In Connes' axioms for a spectral triple $(A,H,D)$, they have a representation of an algebra $A$ in bounded operators on a Hilbert space $H$, and (unbounded) operator $D$, such that $[D,a]$ is bounded. One of the classical motivating examples is Dirac--de Rham operator D:= d + d$^*$ on de Rham complex of a Riemannian manifold. Is it clear that the two boundedness axioms discussed by me are actually satisfied?
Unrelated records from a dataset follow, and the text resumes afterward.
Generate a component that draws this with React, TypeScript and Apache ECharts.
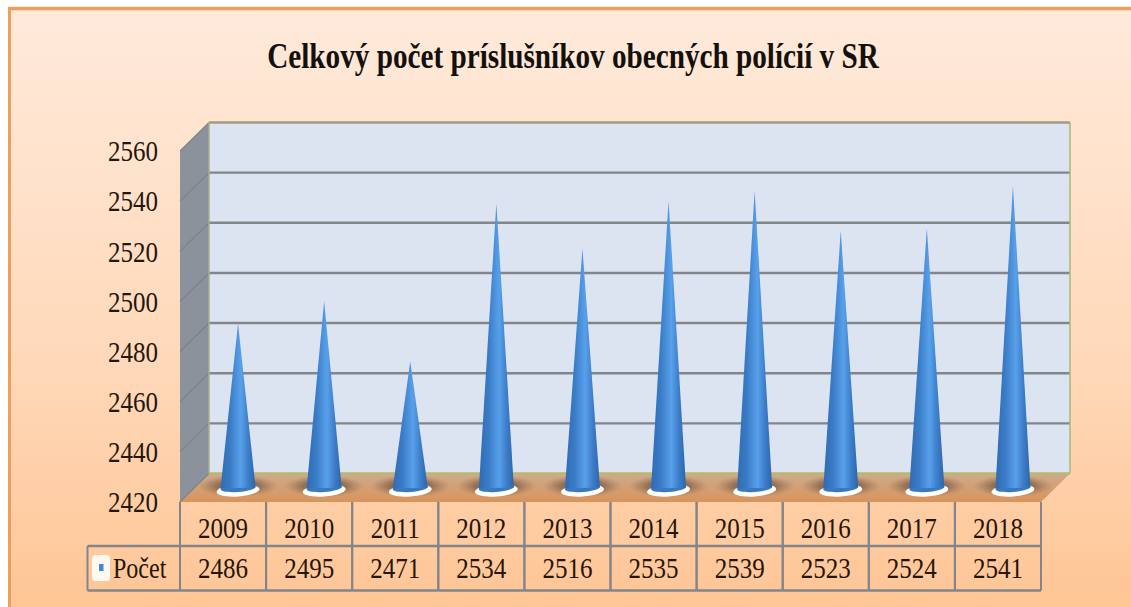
import React, { useEffect, useRef } from "react";
import * as echarts from "echarts";

const titleText = "Celkový počet príslušníkov obecných polícií v SR";
const years = ["2009", "2010", "2011", "2012", "2013", "2014", "2015", "2016", "2017", "2018"];
const counts = [2486, 2495, 2471, 2534, 2516, 2535, 2539, 2523, 2524, 2541];
const valueTicks = [2420, 2440, 2460, 2480, 2500, 2520, 2540, 2560];
const seriesName = "Počet";

// The reference is a vertically stretched picture: the chart is laid out at H/S and stretched by S.
const W = 1131;
const H = 607;
const S = 1.2;
const Y = (v: number) => v / S;
const SERIF = "'Liberation Serif', serif";
const INK = "#24150d";
const LINE = "#82868b";
const DEPTH_X = 29;
const DEPTH_Y = Y(28.5);

export default function App() {
  const ref = useRef<HTMLDivElement>(null);
  useEffect(() => {
    const chart = echarts.init(ref.current!, null, { renderer: "svg" });

    const renderWalls = (params: any, api: any) => {
      const cs = params.coordSys;
      const left = cs.x, right = cs.x + cs.width, bottom = cs.y + cs.height, top = cs.y;
      const children: any[] = [
        {
          type: "polygon",
          shape: { points: [[left + DEPTH_X, top - DEPTH_Y], [right + DEPTH_X, top - DEPTH_Y], [right + DEPTH_X, bottom - DEPTH_Y], [left + DEPTH_X, bottom - DEPTH_Y]] },
          style: { fill: "#dce4f2" },
        },
        {
          type: "polygon",
          shape: { points: [[left, top], [left + DEPTH_X, top - DEPTH_Y], [left + DEPTH_X, bottom - DEPTH_Y], [left, bottom]] },
          style: { fill: "#8b929c" },
        },
        {
          type: "polygon",
          shape: { points: [[left, bottom], [left + DEPTH_X, bottom - DEPTH_Y], [right + DEPTH_X, bottom - DEPTH_Y], [right, bottom]] },
          style: {
            fill: new echarts.graphic.LinearGradient(0, 0, 0, 1, [
              { offset: 0, color: "#cdab8c" },
              { offset: 1, color: "#d8945c" },
            ]),
          },
        },
      ];
      valueTicks.forEach((t) => {
        const y = api.coord([0, t])[1];
        children.push({
          type: "line",
          shape: { x1: left, y1: y, x2: left + DEPTH_X, y2: y - DEPTH_Y },
          style: { stroke: "#7b8189", lineWidth: 1 },
        });
        if (t === valueTicks[0]) return;
        children.push({
          type: "line",
          shape: { x1: left + DEPTH_X, y1: y - DEPTH_Y, x2: right + DEPTH_X, y2: y - DEPTH_Y },
          style: { stroke: t === valueTicks[valueTicks.length - 1] ? "#a09c86" : LINE, lineWidth: 2 },
        });
      });
      children.push(
        { type: "line", shape: { x1: left + DEPTH_X, y1: top - DEPTH_Y, x2: left + DEPTH_X, y2: bottom - DEPTH_Y }, style: { stroke: "#a9ae8c", lineWidth: 1.5 } },
        { type: "line", shape: { x1: right + DEPTH_X, y1: top - DEPTH_Y, x2: right + DEPTH_X, y2: bottom - DEPTH_Y }, style: { stroke: "#a9b878", lineWidth: 1.5 } },
        { type: "line", shape: { x1: left + DEPTH_X, y1: bottom - DEPTH_Y, x2: right + DEPTH_X, y2: bottom - DEPTH_Y }, style: { stroke: "#b9b86c", lineWidth: 2 } },
      );
      return { type: "group", children };
    };

    const renderCone = (_params: any, api: any) => {
      const tip = api.coord([api.value(0), api.value(1)]);
      const foot = api.coord([api.value(0), valueTicks[0]]);
      const cx = tip[0] + 15;
      const baseY = foot[1] - Y(14);
      const tipY = tip[1] - Y(13);
      const halfW = 17.5;
      return {
        type: "group",
        children: [
          {
            type: "ellipse",
            shape: { cx, cy: baseY - Y(2), rx: 40, ry: Y(11) },
            style: {
              fill: new echarts.graphic.RadialGradient(0.5, 0.5, 0.5, [
                { offset: 0, color: "rgba(60,46,38,0.75)" },
                { offset: 0.55, color: "rgba(80,60,48,0.45)" },
                { offset: 1, color: "rgba(120,90,70,0)" },
              ]),
            },
          },
          {
            type: "ellipse",
            shape: { cx: 0, cy: 0, rx: 21.5, ry: Y(6) },
            x: cx,
            y: baseY + Y(2.5),
            rotation: 0.06,
            style: { fill: "#ffffff" },
          },
          {
            type: "ellipse",
            shape: { cx: 0, cy: 0, rx: halfW, ry: Y(4) },
            x: cx,
            y: baseY,
            rotation: 0.06,
            style: { fill: "#3a78c2" },
          },
          {
            type: "polygon",
            shape: { points: [[cx, tipY], [cx + halfW, baseY - 0.5], [cx - halfW, baseY + 0.5]] },
            style: {
              fill: new echarts.graphic.LinearGradient(0, 0, 1, 0, [
                { offset: 0, color: "#2f6bb2" },
                { offset: 0.28, color: "#3b7cc7" },
                { offset: 0.58, color: "#58a0ea" },
                { offset: 0.8, color: "#3c7cc8" },
                { offset: 1, color: "#2c66aa" },
              ]),
            },
          },
        ],
      };
    };

    const renderTable = (params: any, api: any) => {
      const cs = params.coordSys;
      const bottom = cs.y + cs.height;
      const i = api.value(0);
      const x = api.coord([i, valueTicks[0]])[0];
      const band = api.size([1, 0])[0];
      const rowSplit = Y(546);
      const tableEnd = Y(590.5);
      const stroke = { stroke: LINE, lineWidth: 2 };
      const children: any[] = [
        { type: "line", shape: { x1: x - band / 2, y1: bottom, x2: x - band / 2, y2: tableEnd }, style: stroke },
        { type: "line", shape: { x1: x + band / 2, y1: bottom, x2: x + band / 2, y2: tableEnd }, style: stroke },
        { type: "line", shape: { x1: x - band / 2, y1: rowSplit, x2: x + band / 2, y2: rowSplit }, style: stroke },
        { type: "line", shape: { x1: x - band / 2, y1: tableEnd, x2: x + band / 2, y2: tableEnd }, style: stroke },
        {
          type: "text",
          x,
          y: Y(568),
          style: { text: String(api.value(1)), fill: INK, font: `25px ${SERIF}`, align: "center", verticalAlign: "middle" },
        },
      ];
      if (i === 0) {
        const l = 87.5;
        const r = x - band / 2;
        children.push(
          { type: "line", shape: { x1: l, y1: rowSplit, x2: r, y2: rowSplit }, style: stroke },
          { type: "line", shape: { x1: l, y1: tableEnd, x2: r, y2: tableEnd }, style: stroke },
          { type: "line", shape: { x1: l, y1: rowSplit, x2: l, y2: tableEnd }, style: stroke },
          { type: "rect", shape: { x: 92, y: Y(555), width: 18, height: Y(26), r: 3 }, style: { fill: "#fdf8f2" } },
          { type: "rect", shape: { x: 99, y: Y(564), width: 4.5, height: Y(7) }, style: { fill: "#4a86d0" } },
          {
            type: "text",
            x: 113,
            y: Y(568),
            style: { text: seriesName, fill: INK, font: `24px ${SERIF}`, align: "left", verticalAlign: "middle" },
          },
        );
      }
      return { type: "group", children };
    };

    chart.setOption({
      animation: false,
      backgroundColor: "#ffffff",
      title: {
        text: titleText,
        left: 568,
        top: Y(50),
        textAlign: "center",
        textVerticalAlign: "middle",
        textStyle: { fontFamily: SERIF, fontWeight: "bold", fontSize: 29.2, color: "#14100c" },
      },
      grid: { left: 180, width: 861, top: Y(151), height: Y(351) },
      xAxis: {
        type: "category",
        data: years,
        axisLine: { show: false },
        axisTick: { show: false },
        axisLabel: { fontFamily: SERIF, fontSize: 25, color: INK, margin: Y(11), interval: 0 },
      },
      yAxis: {
        type: "value",
        min: 2420,
        max: 2560,
        interval: 20,
        axisLine: { show: false },
        axisTick: { show: false },
        splitLine: { show: false },
        axisLabel: { fontFamily: SERIF, fontSize: 25, color: INK, margin: 22, formatter: (v: number) => String(v) },
      },
      graphic: [
        {
          type: "rect",
          z: -10,
          shape: { x: 9.5, y: Y(8.5), width: W + 20, height: H },
          style: {
            stroke: "#ef9f5c",
            lineWidth: 3,
            fill: new echarts.graphic.LinearGradient(0, 0, 0, 1, [
              { offset: 0, color: "#ffeadb" },
              { offset: 0.5, color: "#ffd8b8" },
              { offset: 1, color: "#ffbb82" },
            ]),
          },
        },
      ],
      series: [
        { type: "custom", name: "walls", z: 1, silent: true, data: [[0]], renderItem: renderWalls, encode: { x: 0 } },
        {
          type: "custom",
          name: seriesName,
          z: 2,
          data: counts.map((v, i) => [i, v]),
          renderItem: renderCone,
          encode: { x: 0, y: 1 },
        },
        {
          type: "custom",
          name: "table",
          z: 3,
          silent: true,
          data: counts.map((v, i) => [i, v]),
          renderItem: renderTable,
          encode: { x: 0, y: 1 },
        },
      ],
    });
    return () => chart.dispose();
  }, []);

  return (
    <div style={{ position: "absolute", left: 0, top: 0, width: W, height: H, overflow: "hidden" }}>
      <div
        ref={ref}
        style={{ width: W, height: H / S, transform: `scaleY(${S})`, transformOrigin: "0 0" }}
      />
    </div>
  );
}
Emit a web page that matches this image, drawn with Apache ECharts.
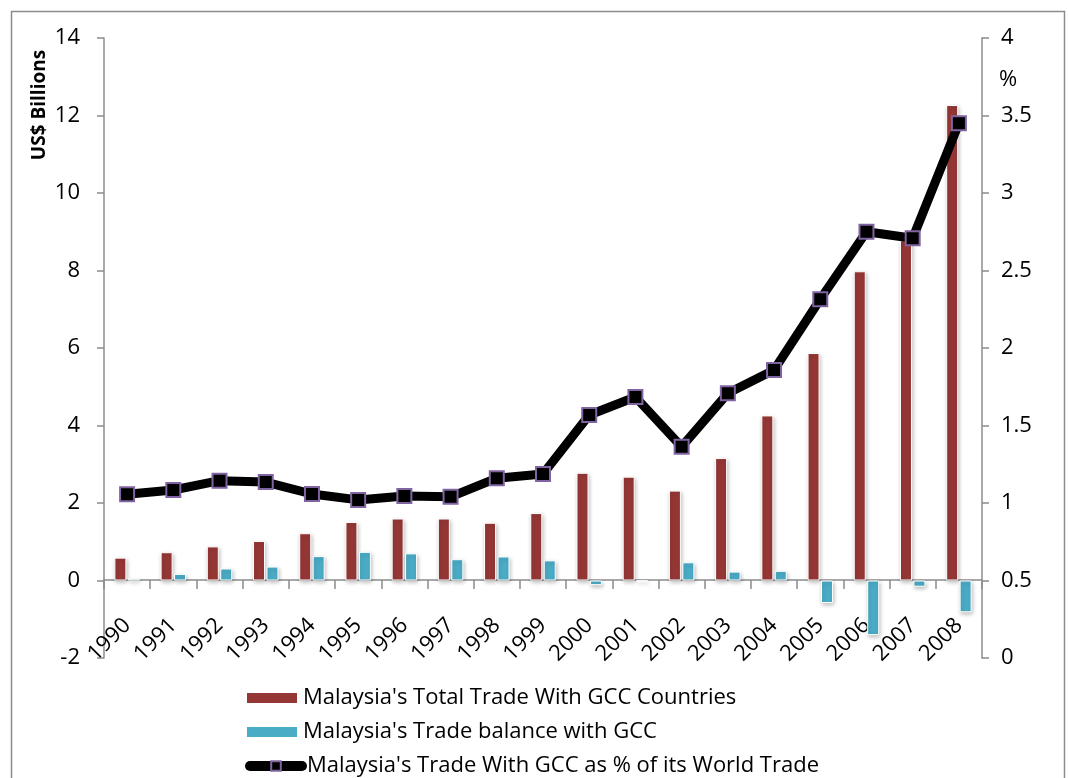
<!DOCTYPE html>
<html>
<head>
<meta charset="utf-8">
<script src="https://cdn.jsdelivr.net/npm/echarts@6/dist/echarts.min.js"></script>
<style>
  html, body { margin: 0; padding: 0; background: #fff; }
  #chart { width: 1068px; height: 778px; }
</style>
</head>
<body>
<div id="chart"></div>
<script>
  const years = ['1990', '1991', '1992', '1993', '1994', '1995', '1996', '1997', '1998', '1999',
    '2000', '2001', '2002', '2003', '2004', '2005', '2006', '2007', '2008'];
  // US$ billions
  const totalTrade = [0.59, 0.73, 0.88, 1.02, 1.22, 1.51, 1.6, 1.6, 1.49, 1.74,
    2.78, 2.68, 2.32, 3.16, 4.26, 5.87, 7.98, 8.78, 12.27];
  const tradeBalance = [0.05, 0.17, 0.31, 0.36, 0.63, 0.74, 0.7, 0.55, 0.62, 0.52,
    -0.12, -0.02, 0.47, 0.23, 0.25, -0.58, -1.41, -0.16, -0.82];
  // percent of world trade
  const sharePct = [1.056, 1.084, 1.144, 1.135, 1.058, 1.02, 1.045, 1.04, 1.16, 1.187,
    1.568, 1.684, 1.363, 1.708, 1.858, 2.314, 2.75, 2.708, 3.45];

  const names = [
    "Malaysia's Total Trade With GCC Countries",
    "Malaysia's Trade balance with GCC",
    "Malaysia's Trade With GCC as % of its World Trade"
  ];

  const font = 'Open Sans';
  const axisGrey = '#8c8c8c';
  const chart = echarts.init(document.getElementById('chart'));

  // one legend per row, so they stack like the original
  const legendOf = (item, top) => ({
    orient: 'horizontal',
    left: 240,
    top: top,
    itemWidth: 52,
    itemHeight: 12,
    itemGap: 6,
    textStyle: { fontSize: 22, color: '#000', fontFamily: font },
    data: [item]
  });

  chart.setOption({
    animation: false,
    textStyle: { fontFamily: font },
    grid: { left: 104, right: 86, top: 38, bottom: 120 },
    legend: [
      legendOf({ name: names[0], icon: 'rect' }, 682),
      legendOf({ name: names[1], icon: 'rect' }, 716),
      legendOf({
        name: names[2],
        itemStyle: { color: '#000', borderColor: '#8064A2', borderWidth: 2 },
        lineStyle: { color: '#000', width: 10, cap: 'round' }
      }, 750)
    ],
    xAxis: {
      type: 'category',
      data: years,
      offset: -78,
      axisLine: { onZero: false, lineStyle: { color: axisGrey, width: 1.5 } },
      axisTick: { show: true, length: 9, lineStyle: { color: axisGrey, width: 1.5 } },
      axisLabel: { rotate: 45, fontSize: 22, color: '#000', margin: 42, interval: 0 },
      splitLine: { show: false }
    },
    yAxis: [{
      type: 'value',
      min: -2,
      max: 14,
      interval: 2,
      axisLine: { show: true, lineStyle: { color: axisGrey, width: 1.5 } },
      axisTick: { show: true, length: 7, lineStyle: { color: axisGrey, width: 1.5 } },
      axisLabel: { fontSize: 22, color: '#000', margin: 24 },
      splitLine: { show: false }
    }, {
      type: 'value',
      min: 0,
      max: 4,
      interval: 0.5,
      position: 'right',
      axisLine: { show: true, lineStyle: { color: axisGrey, width: 1.5 } },
      axisTick: { show: true, length: 7, lineStyle: { color: axisGrey, width: 1.5 } },
      axisLabel: { fontSize: 22, color: '#000', margin: 19 },
      splitLine: { show: false }
    }],
    series: [{
      name: names[0],
      type: 'bar',
      yAxisIndex: 0,
      barWidth: 12,
      barGap: '12%',
      itemStyle: {
        color: '#953735',
        borderColor: '#fff',
        borderWidth: 1,
        shadowBlur: 4,
        shadowColor: 'rgba(0,0,0,0.25)',
        shadowOffsetX: 1,
        shadowOffsetY: 2
      },
      data: totalTrade
    }, {
      name: names[1],
      type: 'bar',
      yAxisIndex: 0,
      barWidth: 12,
      itemStyle: {
        color: '#4BACC6',
        borderColor: '#fff',
        borderWidth: 1,
        shadowBlur: 4,
        shadowColor: 'rgba(0,0,0,0.25)',
        shadowOffsetX: 1,
        shadowOffsetY: 2
      },
      data: tradeBalance
    }, {
      name: names[2],
      type: 'line',
      yAxisIndex: 1,
      symbol: 'rect',
      symbolSize: 14,
      lineStyle: { color: '#000', width: 9 },
      itemStyle: { color: '#000', borderColor: '#8064A2', borderWidth: 2 },
      z: 5,
      data: sharePct
    }],
    graphic: [{
      type: 'rect',
      left: 9,
      top: 9,
      shape: { width: 1053, height: 800 },
      style: { fill: 'none', stroke: axisGrey, lineWidth: 1.5 },
      silent: true
    }, {
      type: 'text',
      x: 40,
      y: 105,
      rotation: Math.PI / 2,
      style: {
        text: 'US$ Billions',
        font: 'bold 19px "' + font + '"',
        fill: '#000',
        align: 'center',
        verticalAlign: 'middle'
      }
    }, {
      type: 'text',
      x: 1008,
      y: 80,
      style: {
        text: '%',
        font: '22px "' + font + '"',
        fill: '#000',
        align: 'center',
        verticalAlign: 'middle'
      }
    }]
  });
</script>
</body>
</html>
Sorry if this is too much basic a question, this is for me quite new material.
Yes and yes. To fix notation, what we're dealing with is the commutative spectral triple $(C^\infty(X),L^2(X,\wedge T^\ast X),d+d^\ast)$, where $(X,g)$ is a compact oriented Riemannian manifold. Recall, in particular, that $\wedge T^\ast X$ is a Hermitian vector bundle with Hermitian metric $(\cdot,\cdot)$ induced by the Riemannian metric $g$, so that the inner product on $L^2(X,\wedge T^\ast X)$ is $$ \langle \xi,\eta \rangle := \int_X (\xi,\eta) \,\mathrm{dVol}_g. $$
Since the underlying manifold is compact, any continuous function on $X$ is bounded, so that for any $f \in C^\infty(X)$ and $\xi \in L^2(X,\wedge T^\ast X)$, $$ \|f \xi \|^2 = \int_X (f \xi,f\xi) \,\mathrm{dVol}_g = \int_X \lvert f\rvert^2 (\xi,\xi) \,\mathrm{dVol}_g \leq \| \lvert f \rvert^2 \|_\infty \int_X (\xi,\xi) \,\mathrm{dVol}_g = \|f\|_\infty^2 \|\xi\|^2, $$ which shows that multiplication by $f \in C^\infty(X)$ is bounded with operator norm $\|f\| \leq \|f\|_\infty$. More generally, you can show that any bundle endomorphism $E$ of $\wedge T^\ast X$ defines a bounded operator $E : L^2(X,\wedge T^\ast X) \to L^2(X,\wedge T^\ast X)$ with operator norm $$ \|E\| \leq \left\|x \mapsto \|E_x\| \right\|_\infty, $$ where $\|E_x\|$ denotes the operator norm of the linear operator $E_x$ on the finite-dimensional inner product space $\wedge T^\ast_x X$; off the top of my head, use compactness of $X$ and your favourite partition of unity to treat $E$ as just a matrix-valued function.
Now, let $f \in C^\infty(X)$, let $\xi$, $\eta \in C^\infty(X,\wedge T^\ast X)$. By a straightforward computation, you can show that $$ \langle \xi, [d+d^\ast,f]\eta \rangle = \langle \xi, df \wedge \eta \rangle + \langle d\overline{f} \wedge \xi, \eta \rangle. $$ From this, it follows that for all $g \in C^\infty(X)$ and $\xi$, $\eta \in C^\infty(X,\wedge T^\ast X)$, $$ \langle \xi, [d+d^\ast, f]g\eta \rangle = \langle \xi, df \wedge g\eta \rangle + \langle d\overline{f} \wedge \xi, g \eta \rangle = \langle \overline{g} \xi, df \wedge \eta \rangle + \langle d\overline{f} \wedge \overline{g}\xi,\eta \rangle\\ = \langle \overline{g}\xi,[d+d^\ast,f]\eta \rangle = \langle \xi,g[d+d^\ast,f]\eta \rangle, $$ so that $[d+d^\ast,f]$ is $C^\infty(X)$-linear on $C^\infty(X,\wedge T^\ast X)$, i.e., $[d+d^\ast,f]$ is a bundle endomorphism of $\wedge T^\ast X$. Hence, we can apply 1. to conclude that $[d+d^\ast,f]$ is bounded. It's worth noting that the fact that $[d+d^\ast,f]$ is a bundle endomorphism is just another way of saying that $d+d^\ast$ is a first-order differential operator.